** PROMPT **
Copy the data below exactly, omitting any picture it contains.
--- DATA EXTRACT ---
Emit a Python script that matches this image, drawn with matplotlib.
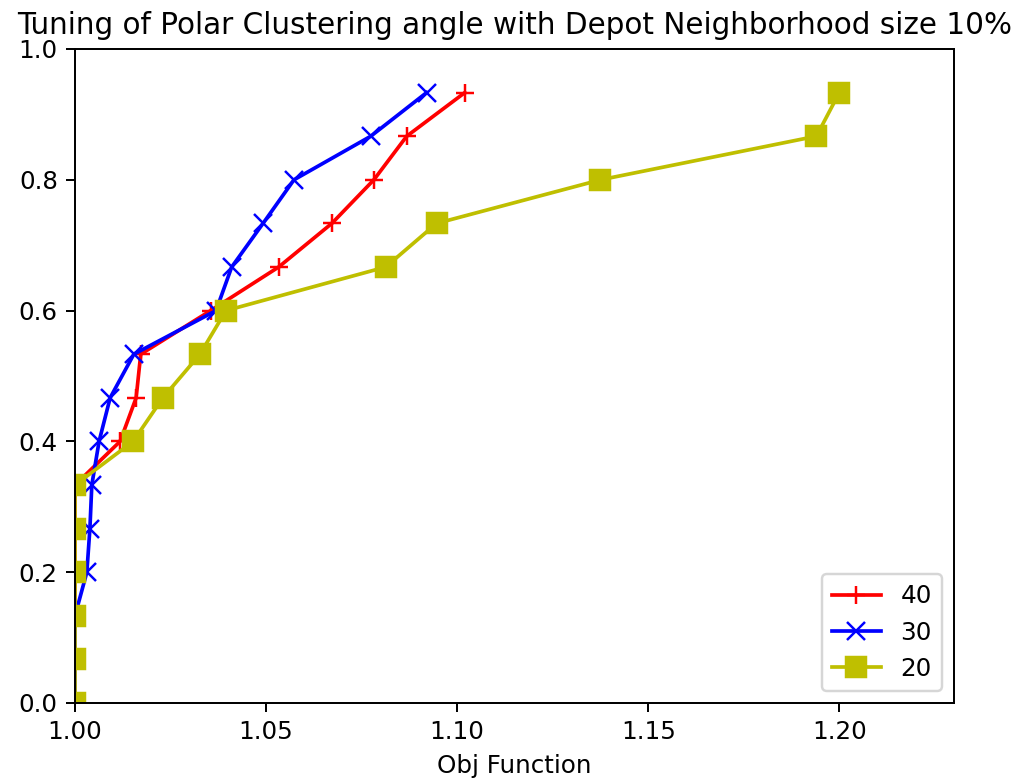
import matplotlib
matplotlib.use("Agg")
import matplotlib.pyplot as plt

levels = [i / 15 for i in range(15)]

obj_40 = [1.0, 1.0, 1.0, 1.0, 1.0, 1.0, 1.0118, 1.0160, 1.0172, 1.0355,
          1.0533, 1.0672, 1.0782, 1.0868, 1.1020]
obj_30 = [1.0, 1.0, 1.0, 1.0031, 1.0039, 1.0044, 1.0063, 1.0092, 1.0154, 1.0369,
          1.0410, 1.0492, 1.0573, 1.0774, 1.0920]
obj_20 = [1.0, 1.0, 1.0, 1.0, 1.0, 1.0, 1.0152, 1.0230, 1.0327, 1.0395,
          1.0813, 1.0946, 1.1375, 1.1940, 1.2000]

labels = ["40", "30", "20"]

DPI = 177
fig = plt.figure(figsize=(1013 / DPI, 778 / DPI), dpi=DPI)
ax = fig.add_axes([75 / 1013, 75 / 778, 879 / 1013, 654 / 778])

ax.plot(obj_40, levels, color="r", marker="+", markersize=7, label=labels[0])
ax.plot(obj_30, levels, color="b", marker="x", markersize=7, label=labels[1])
ax.plot(obj_20, levels, color="y", marker="s", markersize=8, label=labels[2])

ax.set_xlim(1.0, 1.23)
ax.set_ylim(0.0, 1.0)
ax.set_xticks([1.00, 1.05, 1.10, 1.15, 1.20])
ax.set_xticklabels(["1.00", "1.05", "1.10", "1.15", "1.20"])
ax.set_xlabel("Obj Function")
ax.set_title("Tuning of Polar Clustering angle with Depot Neighborhood size 10%")
ax.legend(loc="lower right")

fig.savefig("out.png", dpi=DPI)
---
** EXERCISE OUTPUT **
Emit a Python script that matches this image, drawn with matplotlib.
import matplotlib
matplotlib.use("Agg")
import matplotlib.pyplot as plt

levels = [i / 15 for i in range(15)]

obj_40 = [1.0, 1.0, 1.0, 1.0, 1.0, 1.0, 1.0118, 1.0160, 1.0172, 1.0355,
          1.0533, 1.0672, 1.0782, 1.0868, 1.1020]
obj_30 = [1.0, 1.0, 1.0, 1.0031, 1.0039, 1.0044, 1.0063, 1.0092, 1.0154, 1.0369,
          1.0410, 1.0492, 1.0573, 1.0774, 1.0920]
obj_20 = [1.0, 1.0, 1.0, 1.0, 1.0, 1.0, 1.0152, 1.0230, 1.0327, 1.0395,
          1.0813, 1.0946, 1.1375, 1.1940, 1.2000]

labels = ["40", "30", "20"]

DPI = 177
fig = plt.figure(figsize=(1013 / DPI, 778 / DPI), dpi=DPI)
ax = fig.add_axes([75 / 1013, 75 / 778, 879 / 1013, 654 / 778])

ax.plot(obj_40, levels, color="r", marker="+", markersize=7, label=labels[0])
ax.plot(obj_30, levels, color="b", marker="x", markersize=7, label=labels[1])
ax.plot(obj_20, levels, color="y", marker="s", markersize=8, label=labels[2])

ax.set_xlim(1.0, 1.23)
ax.set_ylim(0.0, 1.0)
ax.set_xticks([1.00, 1.05, 1.10, 1.15, 1.20])
ax.set_xticklabels(["1.00", "1.05", "1.10", "1.15", "1.20"])
ax.set_xlabel("Obj Function")
ax.set_title("Tuning of Polar Clustering angle with Depot Neighborhood size 10%")
ax.legend(loc="lower right")

fig.savefig("out.png", dpi=DPI)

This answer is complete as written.